Her swift condemnation at a Wednesday campaign rally of Trump’s remark that gun rights activists could stop her from nominating liberal US Supreme Court justices was a rare instance where she has directly engaged her Republican rival in the 2016 race for the White House.

Aides say Clinton’s strategy is simple: let Trump be Trump.

Trump has suffered a series of missteps over the past two weeks that go beyond his remarks on gun rights activists, which he later accused the media of deliberately misinterpreting.

He has tangled with party leaders, clashed with the parents of a fallen Muslim American Army captain and this week accused Clinton, a former secretary of state, and President Barack Obama of “founding” the ISIS. On Friday, he said he was just being sarcastic when he made that remark.

“There is an adage in politics: Don’t get in the way of a train wreck,” said Democratic strategist Bob Shrum, a top campaign aide to presidential candidates Al Gore in 2000 and John Kerry in 2004.

Clinton’s advisers say they see little benefit in her going toe-to-toe with Trump over every personal accusation, generating sound bites that would dominate cable news broadcasts.

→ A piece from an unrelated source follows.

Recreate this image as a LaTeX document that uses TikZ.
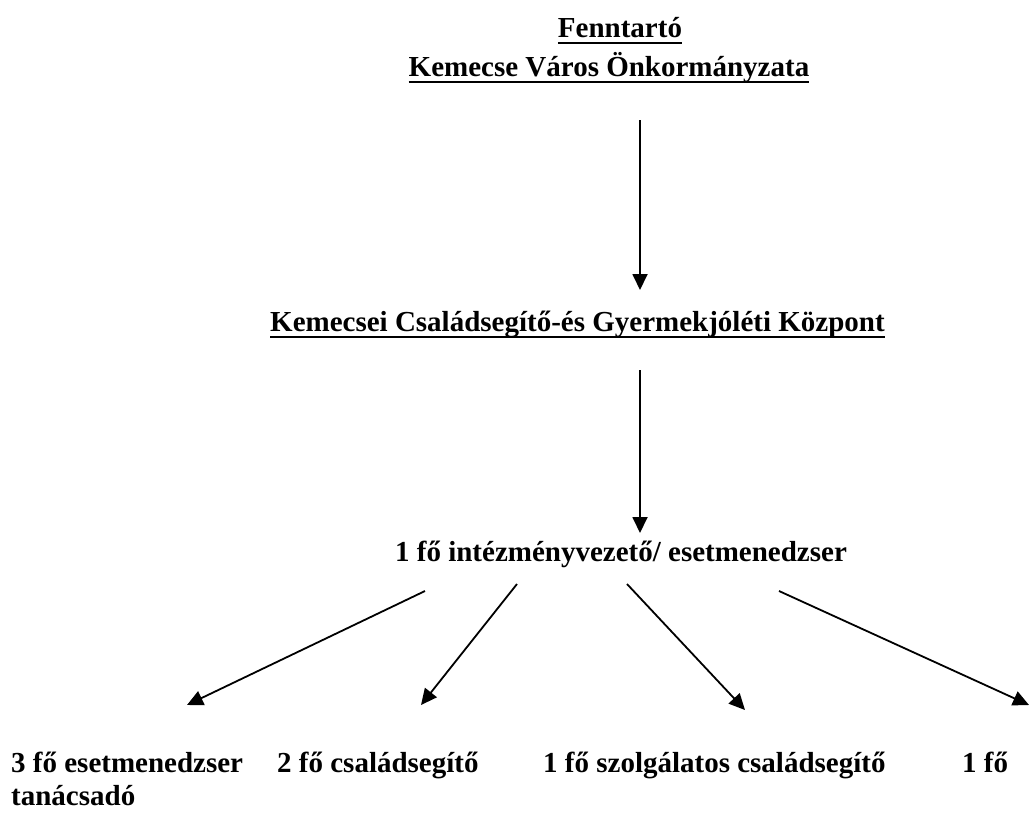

Rather, they are happy for him to be embroiled in controversy while Clinton focuses on policy.

Trump’s campaign declined to comment for this story, but the New York real estate developer has accused the national media of bias toward Clinton. He re-posted a supporter’s tweet on Friday that said the “corrupt media” was deliberately exaggerating his remarks to favor his Democratic opponent.

Trump has slipped in opinion polls, and worried Republican Party leaders have urged him to stop making off-the-cuff inflammatory statements that generate blanket, often negative, media coverage and distract from efforts to highlight what they see as Clinton’s many shortcomings.

Sucking out the oxygen

“He’s sucking all the oxygen out of the room to his own detriment,” said Republican strategist and Trump supporter Ford O’Connell. It’s not enough to dominate media coverage, he needs to “win” it, O’Connell said.

Trump has boasted that the news coverage he generates means he does not have to spend as much on campaign ads, but political veterans say he is squandering the attention and missing opportunities to win over undecided voters.

For example, Trump gave an economic speech on Monday that was meant to help his campaign regain momentum, but it was quickly eclipsed by the fallout over his remarks on gun rights activists.

Clinton, meanwhile, has been busy courting local media in must-win states. Her national press pool, which seldom gets to question the candidate, often waits as she conducts interviews with local news outlets.

She has granted few recent interviews to national outlets and rarely holds press conferences, a strategy her critics say is calculated to avoid questions about her use of a private email server during her time as secretary of state, and the relationship between her family’s global charity, the Clinton Foundation, and the State Department.

Clinton, who has said she is one of the most transparent presidential candidates in history, has acknowledged her use of the private email server was a mistake but said she properly handled all classified information. She has denied any improper links between the foundation and the State Department.

In interviews with local outlets, Clinton is more likely to face questions about job creation, public health and raising wages – all parts of her platform that she is keen to discuss.

In Florida, a crucial battleground state, Republican lobbyist Gus Corbella says the contrast between the local coverage of Clinton’s campaign stops there and Trump’s events has been stark.

“Clinton’s campaign seems to have the more disciplined approach,” Corbella said. “The rollout that day is on a specific event she’s attending, a message she’s trying to deliver. Whereas on the Trump side, it’s what crazy thing did he say today and the response to that.”

After Clinton’s visit last week to a tie maker in Colorado, the lead story on the front page of the Denver Post was “Clinton pledges millions of jobs.” Trump also featured on the front page, but in a smaller story about “damage control” in his troubled campaign.